Darkest Hour had come and gone from Seattle theaters by the time I returned from Panama, but on Sunday evening I bought it on Xfinity and watched. Some films, like Dunkirk, wouldn’t work at all on a small screen, but Darkest Hour did, at least for me.

Gary Olds has been getting rave reviews for his portrayal of Churchill, and those reviews are justified. Olds is up against Daniel Day Lewis, Timothee Chalamet, Denzel Washington, and Daniel Kaluuya for Best Actor in the list of Oscar nominees, and I think Olds will win. Denzel Washington deserved the Oscar last year for Fences and didn’t get it, but Roman J. Israel is not as good a film and not as good a role. Timothee Chalamet was brilliant in Call Me By Your Name, but he’s young. I think Olds’ portrayal of the crusty Prime Minister wins out there. I didn’t see the Kaluuya film, and probably won’t — can’t make a comparison. Daniel Day Lewis is wonderful as always, but Darkest Hour is a better film and Olds has the stronger role.

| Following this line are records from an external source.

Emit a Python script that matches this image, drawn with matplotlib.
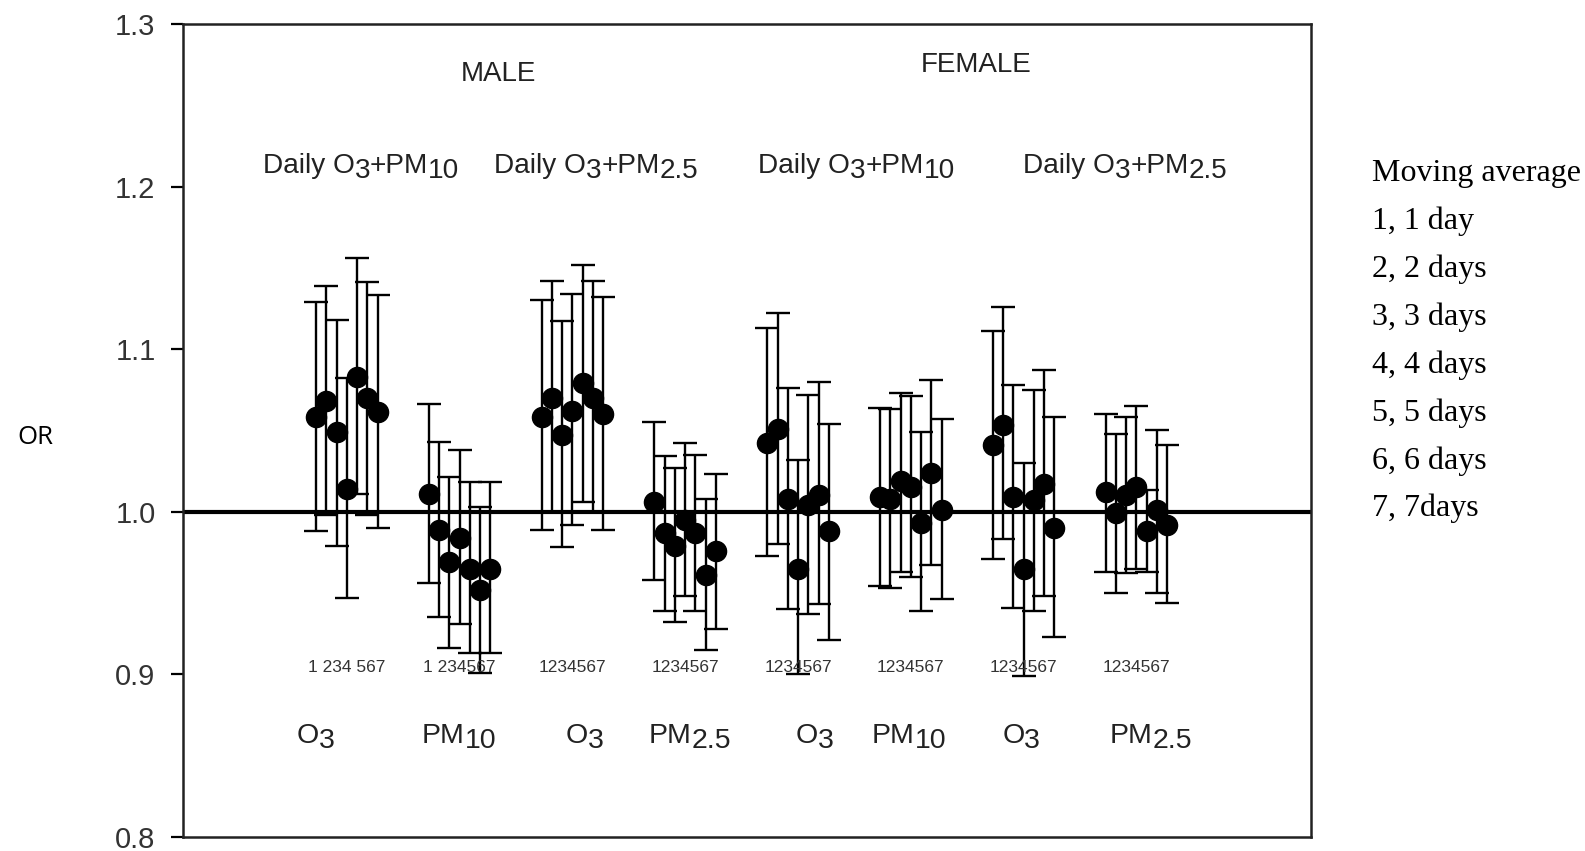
import numpy as np
import matplotlib
matplotlib.use("Agg")
import matplotlib.pyplot as plt
from matplotlib.transforms import ScaledTranslation

plt.rcParams["font.family"] = ["Liberation Sans", "DejaVu Sans"]

# Moving-average lag (days) plotted inside each group
lags = [1, 2, 3, 4, 5, 6, 7]

# Odds ratios with 95% CI, one group per sex / model / pollutant
male_o3_pm10_or = [1.058, 1.068, 1.049, 1.014, 1.083, 1.070, 1.061]
male_o3_pm10_lo = [0.988, 0.998, 0.979, 0.947, 1.011, 0.998, 0.990]
male_o3_pm10_hi = [1.129, 1.139, 1.118, 1.082, 1.156, 1.141, 1.133]

male_pm10_or = [1.011, 0.989, 0.969, 0.984, 0.965, 0.952, 0.965]
male_pm10_lo = [0.956, 0.935, 0.916, 0.931, 0.913, 0.901, 0.913]
male_pm10_hi = [1.066, 1.043, 1.021, 1.038, 1.018, 1.003, 1.018]

male_o3_pm25_or = [1.058, 1.070, 1.047, 1.062, 1.079, 1.070, 1.060]
male_o3_pm25_lo = [0.989, 1.000, 0.978, 0.992, 1.006, 1.000, 0.989]
male_o3_pm25_hi = [1.130, 1.142, 1.117, 1.134, 1.152, 1.142, 1.132]

male_pm25_or = [1.006, 0.987, 0.979, 0.995, 0.987, 0.961, 0.976]
male_pm25_lo = [0.958, 0.939, 0.932, 0.948, 0.939, 0.915, 0.928]
male_pm25_hi = [1.055, 1.034, 1.027, 1.042, 1.035, 1.008, 1.023]

female_o3_pm10_or = [1.042, 1.051, 1.008, 0.965, 1.004, 1.010, 0.988]
female_o3_pm10_lo = [0.973, 0.980, 0.940, 0.900, 0.937, 0.943, 0.921]
female_o3_pm10_hi = [1.113, 1.122, 1.076, 1.032, 1.072, 1.080, 1.054]

female_pm10_or = [1.009, 1.008, 1.019, 1.015, 0.993, 1.024, 1.001]
female_pm10_lo = [0.954, 0.953, 0.963, 0.960, 0.939, 0.967, 0.946]
female_pm10_hi = [1.064, 1.063, 1.073, 1.071, 1.049, 1.081, 1.057]

female_o3_pm25_or = [1.041, 1.053, 1.009, 0.965, 1.007, 1.017, 0.990]
female_o3_pm25_lo = [0.971, 0.983, 0.941, 0.899, 0.939, 0.948, 0.923]
female_o3_pm25_hi = [1.111, 1.126, 1.078, 1.030, 1.075, 1.087, 1.058]

female_pm25_or = [1.012, 0.999, 1.010, 1.015, 0.988, 1.001, 0.992]
female_pm25_lo = [0.963, 0.950, 0.962, 0.965, 0.963, 0.950, 0.944]
female_pm25_hi = [1.060, 1.048, 1.058, 1.065, 1.013, 1.050, 1.041]

groups = [
    (male_o3_pm10_or, male_o3_pm10_lo, male_o3_pm10_hi),
    (male_pm10_or, male_pm10_lo, male_pm10_hi),
    (male_o3_pm25_or, male_o3_pm25_lo, male_o3_pm25_hi),
    (male_pm25_or, male_pm25_lo, male_pm25_hi),
    (female_o3_pm10_or, female_o3_pm10_lo, female_o3_pm10_hi),
    (female_pm10_or, female_pm10_lo, female_pm10_hi),
    (female_o3_pm25_or, female_o3_pm25_lo, female_o3_pm25_hi),
    (female_pm25_or, female_pm25_lo, female_pm25_hi),
]

lag_labels = ["1 234 567", "1 234567", "1234567", "1234567",
              "1234567", "1234567", "1234567", "1234567"]

# label pieces: (text, lowered?)
O3 = [("O", False), ("3", True)]
PM10 = [("PM", False), ("10", True)]
PM25 = [("PM", False), ("2.5", True)]
pollutant_labels = [O3, PM10, O3, PM25, O3, PM10, O3, PM25]
DAILY_PM10 = [("Daily O", False), ("3", True), ("+PM", False), ("10", True)]
DAILY_PM25 = [("Daily O", False), ("3", True), ("+PM", False), ("2.5", True)]
model_labels = [DAILY_PM10, DAILY_PM25, DAILY_PM10, DAILY_PM25]

legend_lines = ["Moving average", "1, 1 day", "2, 2 days", "3, 3 days",
                "4, 4 days", "5, 5 days", "6, 6 days", "7, 7days"]

fig = plt.figure(figsize=(15.85, 8.51), dpi=100)
ax = fig.add_axes([0.1153, 0.0168, 0.7117, 0.9550])
renderer = fig.canvas.get_renderer()


def rich_text(x, y, parts, size, color="#222222", drop_pt=3.6):
    """Centred label built from pieces; digit pieces are set lower."""
    objs = []
    for s, low in parts:
        t = ax.text(x, y, s, fontsize=size, ha="left", va="baseline", color=color)
        objs.append((t, low))
    widths = [t.get_window_extent(renderer).width for t, _ in objs]
    cursor = -sum(widths) / 2.0
    for (t, low), w in zip(objs, widths):
        dy = -drop_pt / 72.0 if low else 0.0
        t.set_transform(ax.transData + ScaledTranslation(cursor / fig.dpi, dy,
                                                         fig.dpi_scale_trans))
        cursor += w


step = 0.091
for g, (orv, lo, hi) in enumerate(groups, start=1):
    orv = np.asarray(orv)
    lo = np.asarray(lo)
    hi = np.asarray(hi)
    x = g + (np.asarray(lags) - 4) * step
    ax.errorbar(x, orv, yerr=[orv - lo, hi - orv], fmt="o", color="black",
                ecolor="black", markersize=14.5, elinewidth=1.7,
                capsize=8.6, capthick=1.7, zorder=3)
    ax.text(g, 0.904, lag_labels[g - 1], ha="center", va="center",
            fontsize=12.5, color="#333333")

ax.axhline(1.0, color="black", lw=3.0, zorder=2)

ax.set_xlim(-0.454, 9.545)
ax.set_ylim(0.8, 1.3)

# pollutant names under each group
pol_x = [0.728, 1.996, 3.113, 4.044, 5.144, 5.986, 6.978, 8.131]
for px, parts in zip(pol_x, pollutant_labels):
    rich_text(px, 0.8575, parts, 20.5)

# model headers
mod_x = [1.127, 3.210, 5.515, 7.900]
for mx, parts in zip(mod_x, model_labels):
    rich_text(mx, 1.2084, parts, 20.2)

ax.text(2.341, 1.269, "MALE", ha="center", va="center", fontsize=20, color="#222222")
ax.text(6.579, 1.275, "FEMALE", ha="center", va="center", fontsize=20, color="#222222")

ax.set_yticks([0.8, 0.9, 1.0, 1.1, 1.2, 1.3])
ax.set_yticklabels(["0.8", "0.9", "1.0", "1.1", "1.2", "1.3"])
ax.set_xticks([])
ax.tick_params(axis="y", direction="out", length=8.6, width=1.6, pad=11,
               labelsize=21, labelcolor="#333333")
for sp in ax.spines.values():
    sp.set_linewidth(1.8)
    sp.set_color("#222222")

fig.text(0.0221, 0.4855, "OR", ha="center", va="center", fontsize=18.5,
         family=["Open Sans", "DejaVu Sans"], color="black")

leg_y = [174, 221.3, 269, 317.4, 365, 413, 461, 508.4]
for yy, line in zip(leg_y, legend_lines):
    fig.text(0.8656, 1 - yy / 851, line, ha="left", va="center", fontsize=23,
             family=["Liberation Serif", "DejaVu Serif"], color="black")

fig.savefig("out.png", dpi=100, facecolor="white")
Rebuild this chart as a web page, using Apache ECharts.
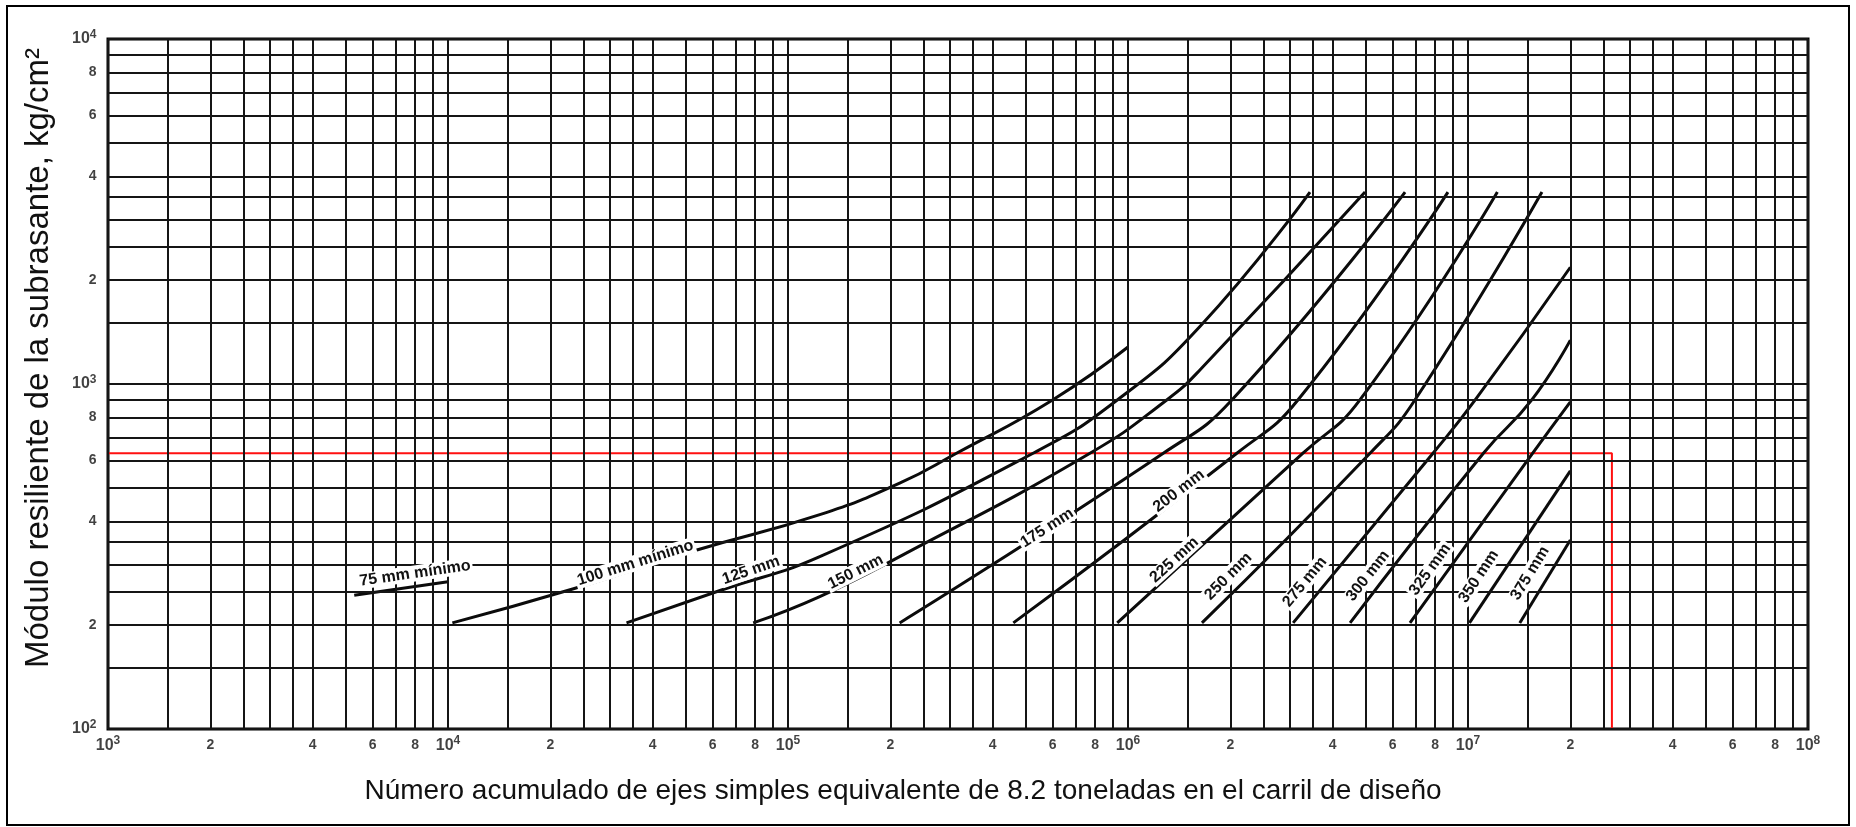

My, but Churchill was quite the alcoholic. How do people function who start drinking tumblers of Scotch with breakfast, and down bottles of champagne with lunch? And smoke cigars nonstop? It’s a wonder the man could climb stairs, much less deliver a ringing speech in parliament and do so with what sounded like a clear head.

Darkest Hour clearly brings out the historical truth: Churchill saw, more clearly than others, that Hitler was a monster with whom no negotiation was possible. Churchill somehow rallied the British royalty — the current Queen Elizabeth’s father Bertie — a parliament half of whose members were still on the side of Neville Chamberlain’s appeasement strategy, and most importantly of all, the British people. That Japan attacked the U.S. and brought our country into the war clearly helped — could Britain have brought about an Allied victory on its own? Perhaps not.

Churchill was the man for the darkest hour indeed. Wondering who will be that man, or that woman, as Trump continues to devolve? it seems as if history tells us that dark times require a rallying point, a single clear voice, a single rousing message. Churchill was that for Britain. We’ve yet to find ours.

I don’t think Darkest Hour takes Best Picture, which I suspect is a race between Three Billboards and The Shape of Water. Best Picture wins occur in context, and this year’s context is unlikely to be an historical WW II drama that glorifies crusty old white men.